For Limitless, they also wanted an intergenerational selection of women artists and to showcase artworks that viewers could explore in new ways. Barilleaux also kept an eye on artists the McNay had a relationship with, either exhibiting their work in previous exhibitions or acquiring for the collection. They selected five contemporary women artists spanning 60 years and about three generations: Martine Gutierrez, Letitia Huckaby, Sandy Skoglund, Jennifer Steinkamp and Yayoi Kusama.
“Women, who in our opinion, have stuck to their creative vision, who were not so much swayed by art world trends, but who have created their own space,” he describes.
The show begins with Texas artist Letitia Huckaby’s Koinonia, a large-scale work created especially for Limitless. Huckaby merges silhouette photographic images of five girls onto wall sized fabric that resembles old fashioned wallpaper. Barilleaux believes the “community-based piece” will likely help visitors feel welcomed, at the same time as it references the civil rights era and current social crises.
Near Koinonia, we find a large suspended embroidery hoop with the same wallpaper background, allowing us to take selfies and, in a sense, to replicate and step inside one of Huckaby’s portraits.
Further inside the galleries, Limitless offers two pieces from Sandy Skoglund, renowned for her large and intricate, surreal tableaux. The exhibition brings in a new work from Skoglund, only previously seen in New York. This “chilly” blue Winter wonderland, sets an ambiguous mood with its landscape holding “menacing owls and falling snowflakes with human eyes, and a winter woman enveloped in the cold.” The McNay pairs Winter with a work from their collection, the Cheez Doodles built tableau, The Cocktail Party.
Jennifer Steinkamp, Photograph by Kitman Lee, Courtesy of the artist and Lehmann Maupin, New York, Hong Kong, Seoul, and London.
The show moves from installation sculptures to videos with two works by Jennifer Steinkamp, the “pulsating optical abstract video” X-Ray Eyes and the more recent video, Botanic 3, a “mesmerizing and hypnotic” flower imagery animation. Barilleaux has organized the installation screens so that we can walk between the two works and likely will find ourselves pulled between two distinct moods and reactions.
“The viewer gets in-between them and is kind of assaulted on one side and soothed on the other side,” explains Barilleaux on his very purposeful presentation.

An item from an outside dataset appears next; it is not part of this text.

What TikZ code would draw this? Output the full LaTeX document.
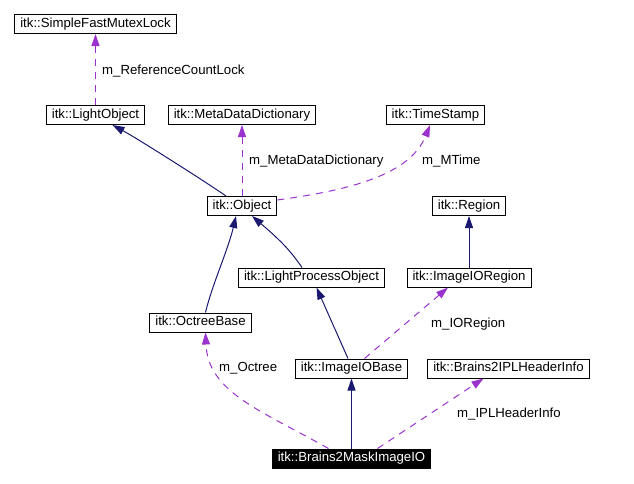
\documentclass[tikz,border=0pt]{standalone}
\usepackage{fontspec}
\setmainfont{Liberation Sans}
\usetikzlibrary{arrows.meta}
\definecolor{inhcol}{RGB}{25,25,112}
\definecolor{memcol}{RGB}{154,50,205}

\begin{document}
\begin{tikzpicture}[x=1pt,y=-1pt,
  cls/.style={draw, line width=1pt, inner xsep=5.5pt, inner ysep=0pt, minimum height=19pt, text height=9.6pt, text depth=2.8pt, font=\fontsize{13.2}{15}\selectfont},
  focus/.style={cls, fill=black, text=white},
  lbl/.style={anchor=west, inner sep=0pt, text height=9.6pt, text depth=2.8pt, font=\fontsize{13.2}{15}\selectfont},
  inh/.style={draw=inhcol, line width=1pt, -{Triangle[length=12pt,width=8pt]}},
  memb/.style={draw=memcol, line width=1pt, dash pattern=on 7pt off 6pt, -{Triangle[length=12pt,width=8pt]}}]
\useasboundingbox (0,0) rectangle (634,483);

% classes
\node [cls] (sfml) at (95.5,24) {itk::SimpleFastMutexLock};
\node [cls] (lightobj) at (95.5,115) {itk::LightObject};
\node [cls] (mdd) at (242,115) {itk::MetaDataDictionary};
\node [cls] (tstamp) at (435.5,115) {itk::TimeStamp};
\node [cls] (object) at (242,206) {itk::Object};
\node [cls] (region) at (469,206) {itk::Region};
\node [cls] (lpo) at (311.5,277.5) {itk::LightProcessObject};
\node [cls] (ioregion) at (469,277.5) {itk::ImageIORegion};
\node [cls] (octree) at (200.5,322.5) {itk::OctreeBase};
\node [cls] (iobase) at (351.5,368.5) {itk::ImageIOBase};
\node [cls] (iplinfo) at (508.5,368.5) {itk::Brains2IPLHeaderInfo};
\node [focus] (mask) at (351.5,458.5) {itk::Brains2MaskImageIO};

% inheritance
\draw [inh] ([xshift=-16pt]object.north) .. controls (212,186) and (140,140) .. ([xshift=17pt]lightobj.south);
\draw [inh] ([xshift=5pt]octree.north) .. controls (212,285) and (228,250) .. ([xshift=-6pt]object.south);
\draw [inh] ([xshift=-9.5pt]lpo.north) .. controls (290,250) and (280,240) .. ([xshift=10pt]object.south);
\draw [inh] (ioregion.north) -- (region.south);
\draw [inh] ([xshift=-3.5pt]iobase.north) -- ([xshift=5pt]lpo.south);
\draw [inh] (mask.north) -- (iobase.south);

% members
\draw [memb] (lightobj.north) -- (sfml.south);
\node [lbl] (lblrefcount) at (102,71) {m\_ReferenceCountLock};

\draw [memb] (object.north) -- (mdd.south);
\node [lbl] (lblmdd) at (249,161) {m\_MetaDataDictionary};

\draw [memb] ([yshift=6pt]object.east) .. controls (350,190) and (410,175) .. ([xshift=-5.5pt]tstamp.south);
\node [lbl] (lblmtime) at (422,161) {m\_MTime};

\draw [memb] ([xshift=13pt]iobase.north) -- ([xshift=-21pt]ioregion.south);
\node [lbl] (lblioregion) at (431,324) {m\_IORegion};

\draw [memb] ([xshift=-23pt]mask.north) .. controls (260,410) and (208,392) .. ([xshift=5pt]octree.south);
\node [lbl] (lbloctree) at (219,368) {m\_Octree};

\draw [memb] ([xshift=26pt]mask.north) -- ([xshift=-25pt]iplinfo.south);
\node [lbl] (lblipl) at (457,414) {m\_IPLHeaderInfo};

\end{tikzpicture}
\end{document}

Heightening the immersive possibilities, Barilleaux chose to create a kind of video pavilion for the youngest artist of the show, Martine Gutierrez. Four walls create a club-like vibe for Gutierrez’s Clubbing, a video project inspired by fashion, commercials, and music videos.

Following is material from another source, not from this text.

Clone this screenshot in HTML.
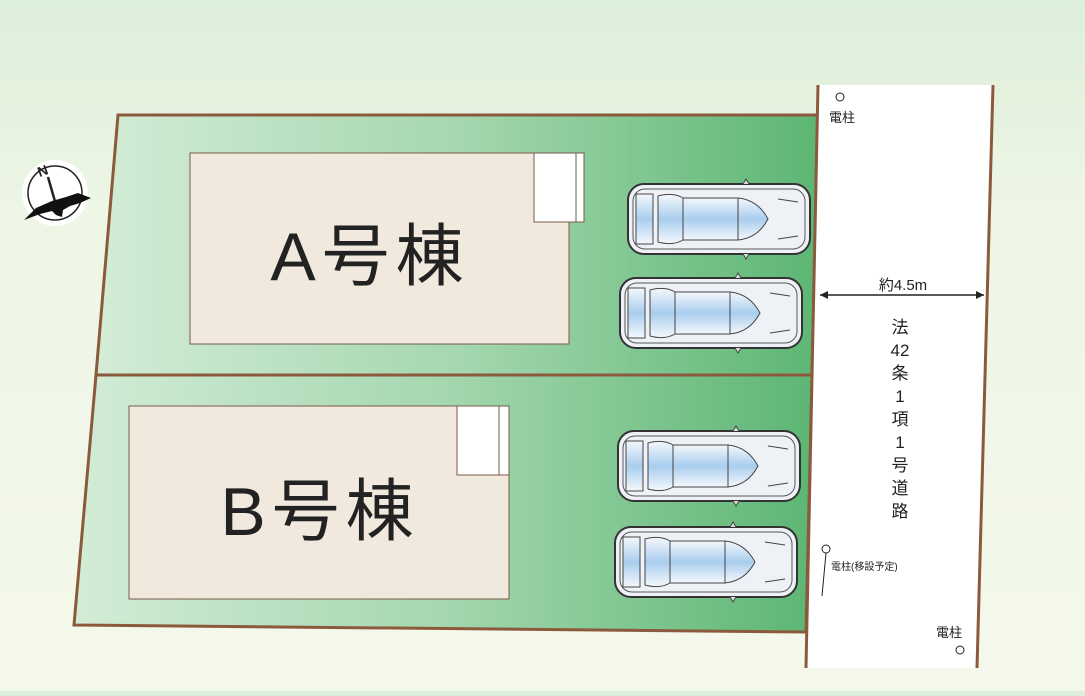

Limitless ends with a step inside Kusama’s All the Eternal Love I Have for the Pumpkins, the one piece that requires a timed ticket. With a multitude of ways to explore the show and become immersed in the art, Barilleaux believes the show builds “in different kinds of ways as you go through.” Since that timed infinity room ticket means visitors might begin with Eternal Love, that building will be unique for each person.
“It was created so you could see it in two different ways from the beginning to the end or the end to beginning,” says Barilleaux, but later adds of the presentation of the exhibition as a whole, “I was thinking about it as almost a funhouse space. It’s a very dramatic environment that puts you in a certain kind of place mentally and emotionally.”
Coming from different generations and backgrounds and working in different media, the art of these five women might not seem to have much in common besides their gender. And Barilleaux notes the work will certainly evoke very different reactions. “Some are whimsical and have humorous elements. Others are more sublime.”
Yet all the artists have stretched their creativity beyond the borders of the art world. Metaphorically, they’ve excelled at coloring outside the lines. The exhibition’s title describes them all.
“Limitless refers to a lot of things. In the infinity room, it’s limitless imagery. It refers to limitless possibilities,” says Barilleaux, adding that these women have refused to let the art world dictate or constrain them. “That’s become their success. They haven’t been contained or limited by things around them. Some artists are swayed by the times they live in and the trends of the art world. We feel these artists are not; they’re very independent and have stuck to their vision.”
And perhaps their visions free us to step beyond a just-looking role in our relationship with artwork, inspiring us to find limitless ways to experience art.